*SET EXERCISE*. Copy exactly, and only, the lines between the start of the entries below and the line containing "(n3b) at (127.3,487.5)", both inclusive. Omit pictures.

*RECORDS SUPPLIED*.
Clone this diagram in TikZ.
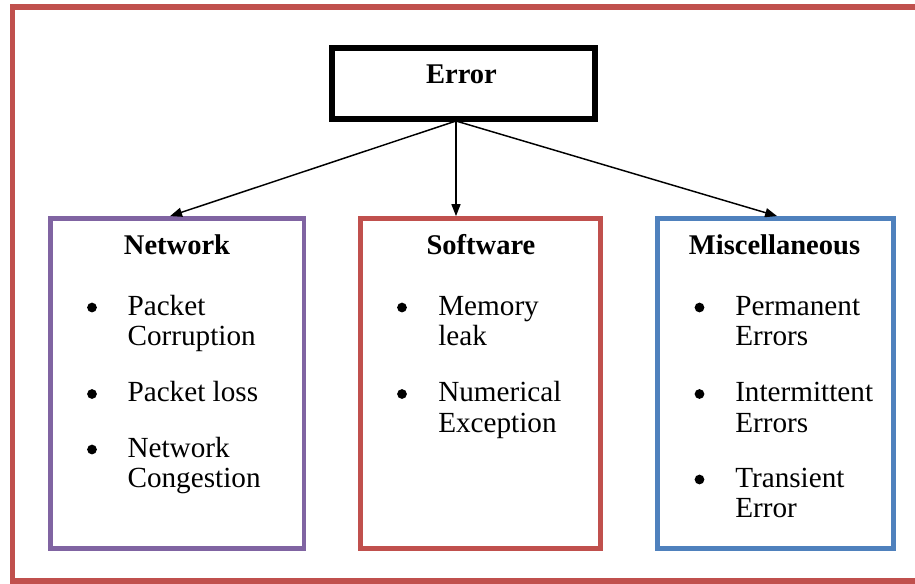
\documentclass[tikz,border=0pt]{standalone}
\usepackage{fontspec}
\setmainfont{Liberation Serif}
\usetikzlibrary{arrows.meta}
\definecolor{framered}{HTML}{C0504D}
\definecolor{netpurple}{HTML}{8064A2}
\definecolor{swred}{HTML}{C0504D}
\definecolor{miscblue}{HTML}{4F81BD}
\begin{document}
\begin{tikzpicture}[x=0.75pt,y=-0.75pt,
  catbox/.style={draw, line width=3.6pt, rectangle, inner sep=0pt, minimum height=247.5pt},
  errbox/.style={draw=black, line width=4.5pt, rectangle, inner sep=0pt, minimum width=197.25pt, minimum height=52.9pt},
  heading/.style={anchor=base, inner sep=0pt, font=\fontsize{21.4}{24}\selectfont\bfseries},
  itemtext/.style={anchor=base west, inner sep=0pt, font=\fontsize{21.9}{24}\selectfont},
  dot/.style={circle, fill=black, inner sep=0pt, minimum size=7.3pt},
  arr/.style={draw=black, line width=1.1pt, -{Triangle[length=9pt,width=6.8pt]}},
  frame/.style={draw=framered, line width=3.8pt}]
\clip (0,0) rectangle (915,583);
\draw[frame] (12.5,7) rectangle (960,581);

% Error box
\node[errbox] (err) at (463.5,83.25) {};
\node[heading] (errt) at (461.5,83) {Error};
\coordinate (src) at (456,121);

% category boxes
\node[catbox, draw=netpurple, minimum width=190.1pt] (net) at (177.25,383.5) {};
\node[catbox, draw=swred, minimum width=180pt] (sw) at (480.5,383.5) {};
\node[catbox, draw=miscblue, minimum width=177pt] (misc) at (775.5,383.5) {};

% arrows
\draw[arr] (src) -- ([xshift=-5.4pt]net.north);
\draw[arr] (src) -- (src |- sw.north);
\draw[arr] (src) -- ([xshift=1.2pt]misc.north);

% headings
\node[heading] (neth) at (177,254) {Network};
\node[heading] (swh) at (481,254) {Software};
\node[heading] (misch) at (774.5,254) {Miscellaneous};

% Network items
\node[dot] (nb1) at (92,307.5) {};
\node[itemtext] (n1a) at (127.3,315) {Packet};
\node[itemtext] (n1b) at (127.3,345.5) {Corruption};
\node[dot] (nb2) at (92,394) {};
\node[itemtext] (n2a) at (127.3,401.5) {Packet loss};
\node[dot] (nb3) at (92,449.5) {};
\node[itemtext] (n3a) at (127.3,457) {Network};
\node[itemtext] (n3b) at (127.3,487.5) {Congestion};

% Software items
\node[dot] (sb1) at (402,307.5) {};
\node[itemtext] (s1a) at (438,315) {Memory};
\node[itemtext] (s1b) at (438,345.5) {leak};
\node[dot] (sb2) at (402,394) {};
\node[itemtext] (s2a) at (438,401.5) {Numerical};
\node[itemtext] (s2b) at (438,432) {Exception};

% Miscellaneous items
\node[dot] (mb1) at (699.5,307.5) {};
\node[itemtext] (m1a) at (735,315) {Permanent};
\node[itemtext] (m1b) at (735,345.5) {Errors};
\node[dot] (mb2) at (699.5,394) {};
\node[itemtext] (m2a) at (735,401.5) {Intermittent};
\node[itemtext] (m2b) at (735,432) {Errors};
\node[dot] (mb3) at (699.5,479.5) {};
\node[itemtext] (m3a) at (735,487) {Transient};
\node[itemtext] (m3b) at (735,517.5) {Error};
\end{tikzpicture}
\end{document}
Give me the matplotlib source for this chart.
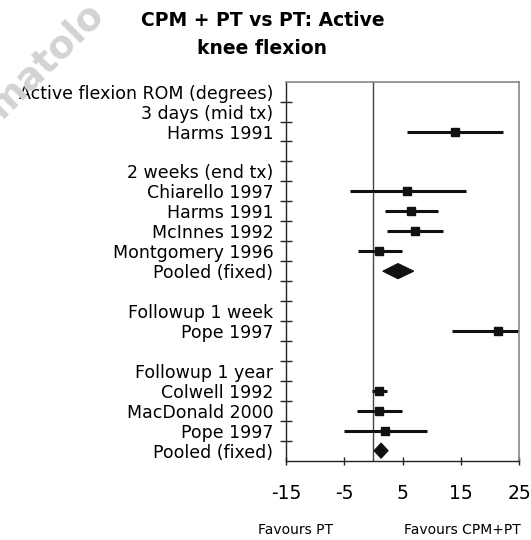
import matplotlib
matplotlib.use('Agg')
import matplotlib.pyplot as plt
from matplotlib.patches import Polygon

# rows of the forest plot, top to bottom ('' = spacer row)
row_labels = ['Active flexion ROM (degrees)', '3 days (mid tx)', 'Harms 1991', '',
              '2 weeks (end tx)', 'Chiarello 1997', 'Harms 1991', 'McInnes 1992',
              'Montgomery 1996', 'Pooled (fixed)', '',
              'Followup 1 week', 'Pope 1997', '',
              'Followup 1 year', 'Colwell 1992', 'MacDonald 2000', 'Pope 1997',
              'Pooled (fixed)']

# individual trials: row index, mean difference, 95% CI
study_rows = [2, 5, 6, 7, 8, 12, 15, 16, 17]
study_est = [13.9, 5.8, 6.5, 7.1, 1.0, 21.4, 1.0, 1.0, 1.9]
study_lo = [5.8, -4.1, 2.0, 2.3, -2.7, 13.5, -0.2, -2.8, -5.0]
study_hi = [22.2, 15.8, 11.1, 11.9, 4.9, 29.3, 2.3, 4.9, 9.2]

# pooled (fixed effect) estimates
pooled_rows = [9, 18]
pooled_est = [4.2, 1.3]
pooled_lo = [1.6, 0.1]
pooled_hi = [6.9, 2.5]

x_ticks = [-15, -5, 5, 15, 25]

fig = plt.figure(figsize=(5.31, 5.40), dpi=100)
fig.patch.set_facecolor('white')

# faint journal watermark in the corner
fig.text(0.003, 0.781, 'matolo', fontsize=27, fontweight='bold',
         color='#d3d3d3', rotation=45, rotation_mode='anchor',
         ha='left', va='baseline', zorder=0)

ax = fig.add_axes([0.5386, 0.1469, 0.4394, 0.7019])
ax.patch.set_alpha(0)
n = len(row_labels)
ax.set_xlim(-15, 25)
ax.set_ylim(n, 0)

# no-effect line
ax.axvline(0, color='#444444', lw=1.0, zorder=1)

for r, est, lo, hi in zip(study_rows, study_est, study_lo, study_hi):
    y = r + 0.5
    ax.plot([lo, hi], [y, y], color='#111111', lw=2.2, solid_capstyle='butt', zorder=2)
    ax.plot(est, y, marker='s', color='#111111', markersize=6.2, zorder=3)

for r, est, lo, hi in zip(pooled_rows, pooled_est, pooled_lo, pooled_hi):
    y = r + 0.5
    h = 0.38
    ax.add_patch(Polygon([(lo, y), (est, y - h), (hi, y), (est, y + h)],
                         closed=True, facecolor='#111111', edgecolor='#111111',
                         lw=0.8, zorder=3))

# row boundaries as ticks, labels centred in each row
ax.set_yticks(range(1, n))
ax.set_yticklabels([])
ax.set_yticks([i + 0.5 for i in range(n)], minor=True)
ax.set_yticklabels(row_labels, minor=True, fontsize=12.5)
ax.tick_params(axis='y', which='major', direction='inout', length=8.5, width=1.0,
               color='#222222')
ax.tick_params(axis='y', which='minor', length=0, pad=9)

ax.set_xticks(x_ticks)
ax.set_xticklabels([str(t) for t in x_ticks], fontsize=13.5)
ax.tick_params(axis='x', direction='inout', length=6, width=1.0, color='#222222', pad=14)

for side in ['left', 'bottom']:
    ax.spines[side].set_color('#222222')
    ax.spines[side].set_linewidth(1.0)
for side in ['top', 'right']:
    ax.spines[side].set_color('#888888')
    ax.spines[side].set_linewidth(1.2)

fig.text(0.494, 0.936, 'CPM + PT vs PT: Active\nknee flexion', fontsize=13.5,
         fontweight='bold', ha='center', va='center', linespacing=1.55)

fig.text(296 / 531, 0.0194, 'Favours PT', fontsize=10, ha='center', va='center')
fig.text(462 / 531, 0.0194, 'Favours CPM+PT', fontsize=10, ha='center', va='center')

fig.savefig('out.png', dpi=100, facecolor='white')
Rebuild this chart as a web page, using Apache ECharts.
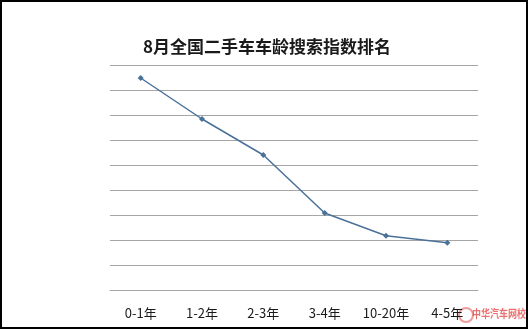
<!DOCTYPE html>
<html><head><meta charset="utf-8">
<script src="https://cdn.jsdelivr.net/npm/echarts@6/dist/echarts.min.js"></script>
<style>html,body{margin:0;padding:0;background:#fff}
#wrap{position:relative;width:528px;height:329px}
#c{width:528px;height:329px}
#b{position:absolute;left:0;top:0;width:528px;height:329px;box-sizing:border-box;border:2px solid #000;pointer-events:none}</style>
</head><body><div id="wrap"><div id="c"></div><div id="b"></div></div>
<script>
const title = "8月全国二手车车龄搜索指数排名";
const categories = ["0-1年","1-2年","2-3年","3-4年","10-20年","4-5年"];
const values = [8.48, 6.84, 5.4, 3.08, 2.17, 1.89];
const watermark = "中华汽车网校";

const chart = echarts.init(document.getElementById('c'), null, {renderer:'canvas'});
chart.setOption({
  animation:false,
  title:{text:title,left:262,top:33,textAlign:'center',
    textStyle:{fontSize:17,fontWeight:'bold',color:'#1a1a1a',fontFamily:'Noto Sans CJK SC'}},
  grid:{left:110,right:50,top:65,bottom:39},
  xAxis:{type:'category',data:categories,boundaryGap:true,
    axisLine:{show:true,lineStyle:{color:'#a6a6a6',width:1}},
    axisTick:{show:false},
    axisLabel:{color:'#1a1a1a',fontSize:13,margin:17,fontFamily:'Noto Sans CJK SC'}},
  yAxis:{type:'value',min:0,max:9,interval:1,
    axisLine:{show:false},axisTick:{show:false},axisLabel:{show:false},
    splitLine:{lineStyle:{color:'#a6a6a6',width:1}}},
  series:[{type:'line',data:values,symbol:'diamond',symbolSize:6,
    lineStyle:{color:'#4a7199',width:1.5},itemStyle:{color:'#4a7199'}}],
  graphic:[
    {type:'circle',x:466,y:315,shape:{cx:0,cy:0,r:7},style:{fill:'none',stroke:'rgba(220,60,60,0.5)',lineWidth:2}},
    {type:'text',x:472,y:308,scaleY:1.2,style:{text:watermark,fill:'rgba(225,50,50,0.7)',fontSize:9,fontWeight:'bold',fontFamily:'Noto Sans CJK SC'}}
  ]
});
</script></body></html>
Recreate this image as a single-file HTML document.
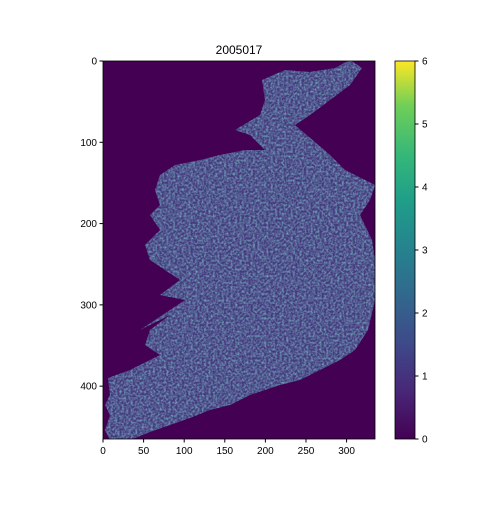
<!DOCTYPE html>
<html><head><meta charset="utf-8"><style>
body{margin:0;background:#fff;}
svg text{font-family:"Liberation Sans",sans-serif;font-size:10px;fill:#000;}
</style></head><body>
<svg id="c" width="504" height="504">
<defs>
<linearGradient id="vir" x1="0" y1="1" x2="0" y2="0">
<stop offset="0" stop-color="#440154"/><stop offset="0.13" stop-color="#482878"/>
<stop offset="0.25" stop-color="#3e4989"/><stop offset="0.38" stop-color="#31688e"/>
<stop offset="0.5" stop-color="#26828e"/><stop offset="0.63" stop-color="#1f9e89"/>
<stop offset="0.75" stop-color="#35b779"/><stop offset="0.88" stop-color="#6ece58"/>
<stop offset="1" stop-color="#fde725"/></linearGradient>
<clipPath id="land"><polygon points="262,80 285,70 310,72 335,68 350,60 362,68 350,85 330,100 310,115 295,125 330,155 345,170 375,185 370,200 360,215 372,240 375,260 375,300 368,330 355,350 340,360 320,370 300,380 280,385 250,395 230,405 210,410 190,418 170,425 150,432 130,440 110,440 105,430 110,415 105,405 110,395 108,378 130,370 160,355 145,345 150,330 170,315 140,330 185,300 160,295 180,280 150,260 145,245 160,230 150,215 160,205 155,190 160,175 175,165 200,160 220,155 245,150 265,150 250,135 235,130 260,115 265,100"/></clipPath>
<filter id="noise" x="0" y="0" width="100%" height="100%">
<feTurbulence type="fractalNoise" baseFrequency="0.45" numOctaves="2" seed="4"/>
<feColorMatrix type="matrix" values="0 0 0 0 0.19  0 0 0 0 0.50  0 0 0 0 0.55  1.6 0 0 0 -0.55"/>
</filter>
</defs>
<text x="239" y="54" text-anchor="middle" style="font-size:12px">2005017</text>
<rect x="103" y="61" width="272" height="378" fill="#440154"/>
<g clip-path="url(#land)">
<rect x="103" y="61" width="272" height="378" fill="#46397f"/>
<rect x="103" y="61" width="272" height="378" filter="url(#noise)"/>
</g>
<rect x="103" y="61" width="272" height="378" fill="none" stroke="#000" stroke-width="0.8"/>
<rect x="395" y="61" width="20" height="378" fill="url(#vir)" stroke="#000" stroke-width="0.8"/>
<g id="axes"></g>
</svg>
<script>
const xTicks=[0,50,100,150,200,250,300];
const yTicks=[0,100,200,300,400];
const cbTicks=[0,1,2,3,4,5,6];
const xMax=335, yMax=465, cbMax=6;
const X0=103,X1=375,Y0=61,Y1=439;
const sx=v=>X0+v/xMax*(X1-X0), sy=v=>Y0+v/yMax*(Y1-Y0), sc=v=>Y1-v/cbMax*(Y1-Y0);
const g=document.getElementById('axes'),NS='http://www.w3.org/2000/svg';
function mk(t,a){const e=document.createElementNS(NS,t);for(const k in a)e.setAttribute(k,a[k]);g.appendChild(e);return e;}
xTicks.forEach(v=>{const x=sx(v);
const l=mk('line',{x1:x,x2:x,y1:Y1,y2:Y1+3.5,stroke:'#000'});


const t=mk('text',{x:x,y:Y1+15,'text-anchor':'middle'});t.textContent=v;

});
yTicks.forEach(v=>{const y=sy(v);
const l=mk('line',{x1:X0-3.5,x2:X0,y1:y,y2:y,stroke:'#000'});


const t=mk('text',{x:X0-6,y:y+3.5,'text-anchor':'end'});t.textContent=v;

});
cbTicks.forEach(v=>{const y=sc(v);
const l=mk('line',{x1:415,x2:418.5,y1:y,y2:y,stroke:'#000'});


const t=mk('text',{x:422,y:y+3.5});t.textContent=v;

});
</script>
</body></html>
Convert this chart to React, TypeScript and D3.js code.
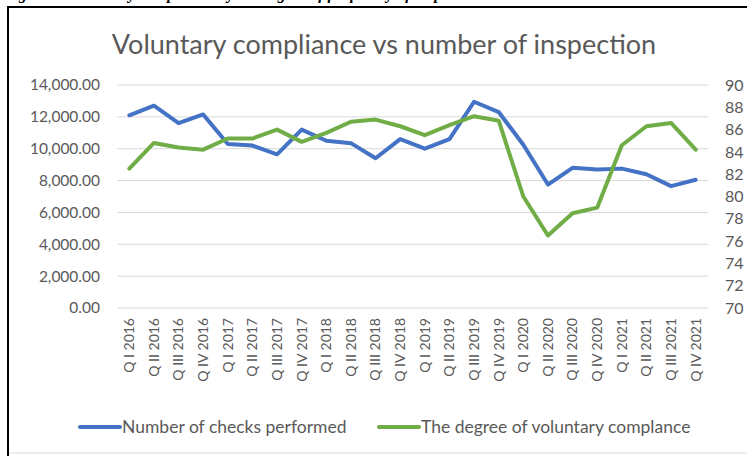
import * as d3 from "d3";

const quarters = [
  "Q I 2016", "Q II 2016", "Q III 2016", "Q IV 2016",
  "Q I 2017", "Q II 2017", "Q III 2017", "Q IV 2017",
  "Q I 2018", "Q II 2018", "Q III 2018", "Q IV 2018",
  "Q I 2019", "Q II 2019", "Q III 2019", "Q IV 2019",
  "Q I 2020", "Q II 2020", "Q III 2020", "Q IV 2020",
  "Q I 2021", "Q II 2021", "Q III 2021", "Q IV 2021",
];

const checks = [
  12100, 12700, 11600, 12150, 10300, 10200, 9650, 11200,
  10500, 10350, 9400, 10600, 10000, 10600, 12950, 12300,
  10250, 7750, 8800, 8700, 8750, 8400, 7650, 8050,
];

const compliance = [
  82.5, 84.8, 84.4, 84.2, 85.2, 85.2, 86.0, 84.9,
  85.7, 86.7, 86.9, 86.3, 85.5, 86.4, 87.2, 86.8,
  80.0, 76.5, 78.5, 79.0, 84.6, 86.3, 86.6, 84.2,
];

const leftTicks = [0, 2000, 4000, 6000, 8000, 10000, 12000, 14000];
const rightTicks = [70, 72, 74, 76, 78, 80, 82, 84, 86, 88, 90];

const seriesNames = ["Number of checks performed", "The degree of voluntary complance"];
const colors = ["#4472C4", "#70AD47"];

const W = 747;
const H = 456;
const font = "Lato, 'Open Sans', sans-serif";
const grey = "#595959";

export default function App() {
  const x = d3.scaleBand().domain(quarters).range([117, 708]);
  const yL = d3.scaleLinear().domain([0, 14000]).range([308, 85]);
  const yR = d3.scaleLinear().domain([70, 90]).range([308, 85]);
  const cx = (q: string) => (x(q) ?? 0) + x.bandwidth() / 2;

  const lineL = d3.line<number>().x((_, i) => cx(quarters[i])).y((d) => yL(d));
  const lineR = d3.line<number>().x((_, i) => cx(quarters[i])).y((d) => yR(d));
  const fmt = d3.format(",.2f");

  return (
    <svg
      width={W}
      height={H}
      style={{ position: "absolute", left: 0, top: 0, background: "#fff" }}
    >
      {/* caption of the page, mostly cut off */}
      <text x={4} y={-1} fontFamily="'Liberation Serif', serif" fontStyle="italic" fontWeight="bold" fontSize={16} fill="#000">
        Figure 3: Voluntary compliance by the degree of frequency of inspections
      </text>
      <line x1={8} x2={W} y1={7} y2={7} stroke="#000" strokeWidth={2} />
      <line x1={8} x2={8} y1={6} y2={H} stroke="#000" strokeWidth={2} />
      <line x1={9} x2={W} y1={453} y2={453} stroke="#d9d9d9" strokeWidth={1} />

      <text x={384} y={54} textAnchor="middle" fontFamily={font} fontSize={27} fill={grey}>
        Voluntary compliance vs number of inspection
      </text>

      {leftTicks.map((t) => (
        <g key={t}>
          <line x1={117} x2={708} y1={yL(t)} y2={yL(t)} stroke="#d9d9d9" strokeWidth={1} />
          <text x={100} y={yL(t)} dy="0.35em" textAnchor="end" fontFamily={font} fontSize={15.5} fill={grey}>
            {fmt(t)}
          </text>
        </g>
      ))}
      {rightTicks.map((t) => (
        <text key={t} x={725} y={yR(t)} dy="0.35em" fontFamily={font} fontSize={16} fill={grey}>
          {t}
        </text>
      ))}

      {quarters.map((q) => (
        <text
          key={q}
          transform={`translate(${cx(q)},318) rotate(-90)`}
          dy="0.35em"
          textAnchor="end"
          fontFamily={font}
          fontSize={14}
          fill={grey}
        >
          {q}
        </text>
      ))}

      <path d={lineL(checks) ?? ""} fill="none" stroke={colors[0]} strokeWidth={4} strokeLinejoin="round" strokeLinecap="round" />
      <path d={lineR(compliance) ?? ""} fill="none" stroke={colors[1]} strokeWidth={4} strokeLinejoin="round" strokeLinecap="round" />

      {[80, 379].map((lx, i) => (
        <g key={i}>
          <line x1={lx} x2={lx + 40} y1={427} y2={427} stroke={colors[i]} strokeWidth={4} strokeLinecap="round" />
          <text x={lx + 42} y={427} dy="0.35em" fontFamily={font} fontSize={17.5} fill={grey}>
            {seriesNames[i]}
          </text>
        </g>
      ))}
    </svg>
  );
}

*SOLUTION TO THIS TASK*.
Clone this diagram in TikZ.
\documentclass[tikz,border=0pt]{standalone}
\usepackage{fontspec}
\setmainfont{Liberation Serif}
\usetikzlibrary{arrows.meta}
\definecolor{framered}{HTML}{C0504D}
\definecolor{netpurple}{HTML}{8064A2}
\definecolor{swred}{HTML}{C0504D}
\definecolor{miscblue}{HTML}{4F81BD}
\begin{document}
\begin{tikzpicture}[x=0.75pt,y=-0.75pt,
  catbox/.style={draw, line width=3.6pt, rectangle, inner sep=0pt, minimum height=247.5pt},
  errbox/.style={draw=black, line width=4.5pt, rectangle, inner sep=0pt, minimum width=197.25pt, minimum height=52.9pt},
  heading/.style={anchor=base, inner sep=0pt, font=\fontsize{21.4}{24}\selectfont\bfseries},
  itemtext/.style={anchor=base west, inner sep=0pt, font=\fontsize{21.9}{24}\selectfont},
  dot/.style={circle, fill=black, inner sep=0pt, minimum size=7.3pt},
  arr/.style={draw=black, line width=1.1pt, -{Triangle[length=9pt,width=6.8pt]}},
  frame/.style={draw=framered, line width=3.8pt}]
\clip (0,0) rectangle (915,583);
\draw[frame] (12.5,7) rectangle (960,581);

% Error box
\node[errbox] (err) at (463.5,83.25) {};
\node[heading] (errt) at (461.5,83) {Error};
\coordinate (src) at (456,121);

% category boxes
\node[catbox, draw=netpurple, minimum width=190.1pt] (net) at (177.25,383.5) {};
\node[catbox, draw=swred, minimum width=180pt] (sw) at (480.5,383.5) {};
\node[catbox, draw=miscblue, minimum width=177pt] (misc) at (775.5,383.5) {};

% arrows
\draw[arr] (src) -- ([xshift=-5.4pt]net.north);
\draw[arr] (src) -- (src |- sw.north);
\draw[arr] (src) -- ([xshift=1.2pt]misc.north);

% headings
\node[heading] (neth) at (177,254) {Network};
\node[heading] (swh) at (481,254) {Software};
\node[heading] (misch) at (774.5,254) {Miscellaneous};

% Network items
\node[dot] (nb1) at (92,307.5) {};
\node[itemtext] (n1a) at (127.3,315) {Packet};
\node[itemtext] (n1b) at (127.3,345.5) {Corruption};
\node[dot] (nb2) at (92,394) {};
\node[itemtext] (n2a) at (127.3,401.5) {Packet loss};
\node[dot] (nb3) at (92,449.5) {};
\node[itemtext] (n3a) at (127.3,457) {Network};
\node[itemtext] (n3b) at (127.3,487.5) {Congestion};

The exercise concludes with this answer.